Dataset extract
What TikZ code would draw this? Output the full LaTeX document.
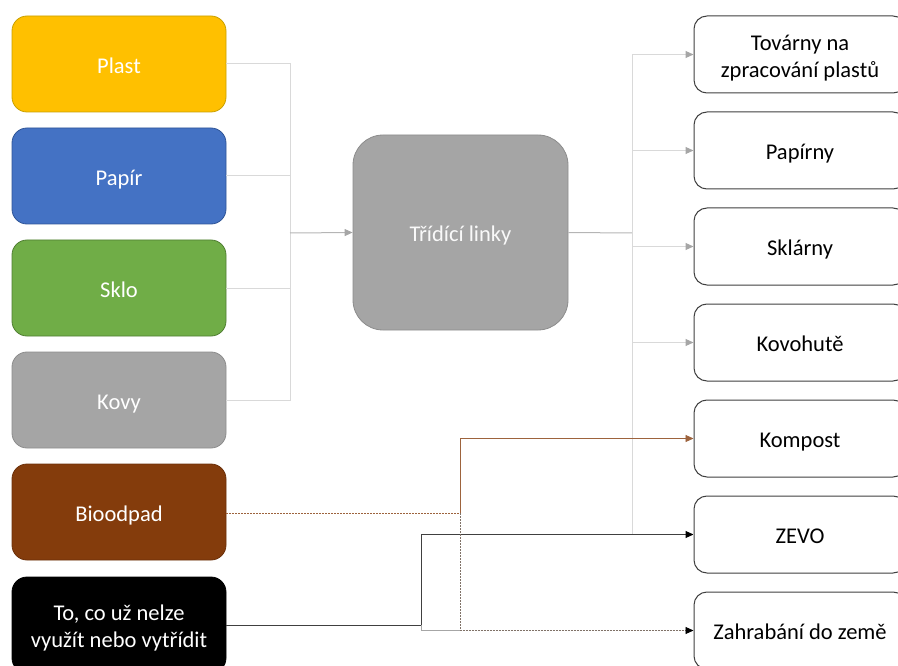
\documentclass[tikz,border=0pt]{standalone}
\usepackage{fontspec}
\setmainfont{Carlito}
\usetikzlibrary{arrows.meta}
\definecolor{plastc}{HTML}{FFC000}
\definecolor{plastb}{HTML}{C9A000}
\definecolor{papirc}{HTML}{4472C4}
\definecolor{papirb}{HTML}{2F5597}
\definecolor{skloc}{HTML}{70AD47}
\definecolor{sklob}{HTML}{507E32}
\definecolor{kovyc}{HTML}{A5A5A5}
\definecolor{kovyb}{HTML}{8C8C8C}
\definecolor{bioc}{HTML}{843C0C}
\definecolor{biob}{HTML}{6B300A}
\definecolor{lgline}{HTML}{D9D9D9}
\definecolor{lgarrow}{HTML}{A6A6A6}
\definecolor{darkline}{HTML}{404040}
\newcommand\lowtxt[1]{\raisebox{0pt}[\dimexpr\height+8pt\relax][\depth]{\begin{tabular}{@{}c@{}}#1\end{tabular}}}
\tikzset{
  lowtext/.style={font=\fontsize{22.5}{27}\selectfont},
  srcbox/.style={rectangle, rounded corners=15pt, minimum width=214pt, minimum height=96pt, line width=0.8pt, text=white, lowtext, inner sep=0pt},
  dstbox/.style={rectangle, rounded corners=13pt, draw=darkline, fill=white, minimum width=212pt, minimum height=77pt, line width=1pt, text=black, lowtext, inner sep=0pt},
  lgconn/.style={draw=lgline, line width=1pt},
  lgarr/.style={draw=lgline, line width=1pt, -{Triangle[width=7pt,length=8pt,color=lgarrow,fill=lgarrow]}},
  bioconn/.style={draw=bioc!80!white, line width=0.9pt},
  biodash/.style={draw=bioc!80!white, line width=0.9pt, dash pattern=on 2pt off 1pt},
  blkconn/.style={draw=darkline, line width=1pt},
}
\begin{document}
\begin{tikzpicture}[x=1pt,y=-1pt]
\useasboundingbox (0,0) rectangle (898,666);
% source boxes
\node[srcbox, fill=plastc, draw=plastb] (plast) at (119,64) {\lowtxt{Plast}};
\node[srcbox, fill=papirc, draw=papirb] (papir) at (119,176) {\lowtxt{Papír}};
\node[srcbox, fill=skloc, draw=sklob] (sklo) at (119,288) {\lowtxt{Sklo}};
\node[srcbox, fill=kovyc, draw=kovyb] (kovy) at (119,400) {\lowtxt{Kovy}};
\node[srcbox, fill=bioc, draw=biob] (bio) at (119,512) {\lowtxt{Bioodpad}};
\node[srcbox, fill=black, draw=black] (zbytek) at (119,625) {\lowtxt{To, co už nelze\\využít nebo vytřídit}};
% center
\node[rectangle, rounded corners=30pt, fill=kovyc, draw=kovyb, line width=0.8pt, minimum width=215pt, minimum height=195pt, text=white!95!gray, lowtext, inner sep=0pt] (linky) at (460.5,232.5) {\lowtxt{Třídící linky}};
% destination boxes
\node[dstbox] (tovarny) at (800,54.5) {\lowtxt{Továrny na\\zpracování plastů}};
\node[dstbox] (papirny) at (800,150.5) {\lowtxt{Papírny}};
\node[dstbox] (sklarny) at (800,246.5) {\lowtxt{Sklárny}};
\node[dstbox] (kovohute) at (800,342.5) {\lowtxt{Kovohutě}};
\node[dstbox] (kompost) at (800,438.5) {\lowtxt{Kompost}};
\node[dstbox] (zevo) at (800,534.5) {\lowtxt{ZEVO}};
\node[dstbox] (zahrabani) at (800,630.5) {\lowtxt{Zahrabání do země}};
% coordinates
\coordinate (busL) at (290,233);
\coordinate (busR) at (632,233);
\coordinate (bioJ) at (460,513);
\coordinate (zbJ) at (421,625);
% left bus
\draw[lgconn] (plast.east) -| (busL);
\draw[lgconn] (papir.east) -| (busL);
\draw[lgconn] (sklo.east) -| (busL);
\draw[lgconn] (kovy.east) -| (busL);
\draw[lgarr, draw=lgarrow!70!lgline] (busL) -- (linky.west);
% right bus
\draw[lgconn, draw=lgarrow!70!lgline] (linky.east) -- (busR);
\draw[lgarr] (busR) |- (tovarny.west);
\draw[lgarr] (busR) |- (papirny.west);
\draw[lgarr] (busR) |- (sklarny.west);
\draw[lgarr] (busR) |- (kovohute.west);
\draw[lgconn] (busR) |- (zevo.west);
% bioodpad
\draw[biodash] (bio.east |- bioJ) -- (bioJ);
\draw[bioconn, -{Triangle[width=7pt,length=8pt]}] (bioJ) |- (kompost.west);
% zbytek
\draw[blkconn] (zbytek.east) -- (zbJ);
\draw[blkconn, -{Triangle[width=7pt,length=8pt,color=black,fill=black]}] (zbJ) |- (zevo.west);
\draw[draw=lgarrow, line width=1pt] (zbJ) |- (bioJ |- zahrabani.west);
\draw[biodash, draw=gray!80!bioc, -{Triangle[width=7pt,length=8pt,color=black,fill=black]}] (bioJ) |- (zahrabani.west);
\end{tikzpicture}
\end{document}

Exercise objective
Set the listing down in full and exactly. Pictures within it should not appear in the copy.

Result of this task
What TikZ code would draw this? Output the full LaTeX document.
\documentclass[tikz,border=0pt]{standalone}
\usepackage{fontspec}
\setmainfont{Carlito}
\usetikzlibrary{arrows.meta}
\definecolor{plastc}{HTML}{FFC000}
\definecolor{plastb}{HTML}{C9A000}
\definecolor{papirc}{HTML}{4472C4}
\definecolor{papirb}{HTML}{2F5597}
\definecolor{skloc}{HTML}{70AD47}
\definecolor{sklob}{HTML}{507E32}
\definecolor{kovyc}{HTML}{A5A5A5}
\definecolor{kovyb}{HTML}{8C8C8C}
\definecolor{bioc}{HTML}{843C0C}
\definecolor{biob}{HTML}{6B300A}
\definecolor{lgline}{HTML}{D9D9D9}
\definecolor{lgarrow}{HTML}{A6A6A6}
\definecolor{darkline}{HTML}{404040}
\newcommand\lowtxt[1]{\raisebox{0pt}[\dimexpr\height+8pt\relax][\depth]{\begin{tabular}{@{}c@{}}#1\end{tabular}}}
\tikzset{
  lowtext/.style={font=\fontsize{22.5}{27}\selectfont},
  srcbox/.style={rectangle, rounded corners=15pt, minimum width=214pt, minimum height=96pt, line width=0.8pt, text=white, lowtext, inner sep=0pt},
  dstbox/.style={rectangle, rounded corners=13pt, draw=darkline, fill=white, minimum width=212pt, minimum height=77pt, line width=1pt, text=black, lowtext, inner sep=0pt},
  lgconn/.style={draw=lgline, line width=1pt},
  lgarr/.style={draw=lgline, line width=1pt, -{Triangle[width=7pt,length=8pt,color=lgarrow,fill=lgarrow]}},
  bioconn/.style={draw=bioc!80!white, line width=0.9pt},
  biodash/.style={draw=bioc!80!white, line width=0.9pt, dash pattern=on 2pt off 1pt},
  blkconn/.style={draw=darkline, line width=1pt},
}
\begin{document}
\begin{tikzpicture}[x=1pt,y=-1pt]
\useasboundingbox (0,0) rectangle (898,666);
% source boxes
\node[srcbox, fill=plastc, draw=plastb] (plast) at (119,64) {\lowtxt{Plast}};
\node[srcbox, fill=papirc, draw=papirb] (papir) at (119,176) {\lowtxt{Papír}};
\node[srcbox, fill=skloc, draw=sklob] (sklo) at (119,288) {\lowtxt{Sklo}};
\node[srcbox, fill=kovyc, draw=kovyb] (kovy) at (119,400) {\lowtxt{Kovy}};
\node[srcbox, fill=bioc, draw=biob] (bio) at (119,512) {\lowtxt{Bioodpad}};
\node[srcbox, fill=black, draw=black] (zbytek) at (119,625) {\lowtxt{To, co už nelze\\využít nebo vytřídit}};
% center
\node[rectangle, rounded corners=30pt, fill=kovyc, draw=kovyb, line width=0.8pt, minimum width=215pt, minimum height=195pt, text=white!95!gray, lowtext, inner sep=0pt] (linky) at (460.5,232.5) {\lowtxt{Třídící linky}};
% destination boxes
\node[dstbox] (tovarny) at (800,54.5) {\lowtxt{Továrny na\\zpracování plastů}};
\node[dstbox] (papirny) at (800,150.5) {\lowtxt{Papírny}};
\node[dstbox] (sklarny) at (800,246.5) {\lowtxt{Sklárny}};
\node[dstbox] (kovohute) at (800,342.5) {\lowtxt{Kovohutě}};
\node[dstbox] (kompost) at (800,438.5) {\lowtxt{Kompost}};
\node[dstbox] (zevo) at (800,534.5) {\lowtxt{ZEVO}};
\node[dstbox] (zahrabani) at (800,630.5) {\lowtxt{Zahrabání do země}};
% coordinates
\coordinate (busL) at (290,233);
\coordinate (busR) at (632,233);
\coordinate (bioJ) at (460,513);
\coordinate (zbJ) at (421,625);
% left bus
\draw[lgconn] (plast.east) -| (busL);
\draw[lgconn] (papir.east) -| (busL);
\draw[lgconn] (sklo.east) -| (busL);
\draw[lgconn] (kovy.east) -| (busL);
\draw[lgarr, draw=lgarrow!70!lgline] (busL) -- (linky.west);
% right bus
\draw[lgconn, draw=lgarrow!70!lgline] (linky.east) -- (busR);
\draw[lgarr] (busR) |- (tovarny.west);
\draw[lgarr] (busR) |- (papirny.west);
\draw[lgarr] (busR) |- (sklarny.west);
\draw[lgarr] (busR) |- (kovohute.west);
\draw[lgconn] (busR) |- (zevo.west);
% bioodpad
\draw[biodash] (bio.east |- bioJ) -- (bioJ);
\draw[bioconn, -{Triangle[width=7pt,length=8pt]}] (bioJ) |- (kompost.west);
% zbytek
\draw[blkconn] (zbytek.east) -- (zbJ);
\draw[blkconn, -{Triangle[width=7pt,length=8pt,color=black,fill=black]}] (zbJ) |- (zevo.west);
\draw[draw=lgarrow, line width=1pt] (zbJ) |- (bioJ |- zahrabani.west);
\draw[biodash, draw=gray!80!bioc, -{Triangle[width=7pt,length=8pt,color=black,fill=black]}] (bioJ) |- (zahrabani.west);
\end{tikzpicture}
\end{document}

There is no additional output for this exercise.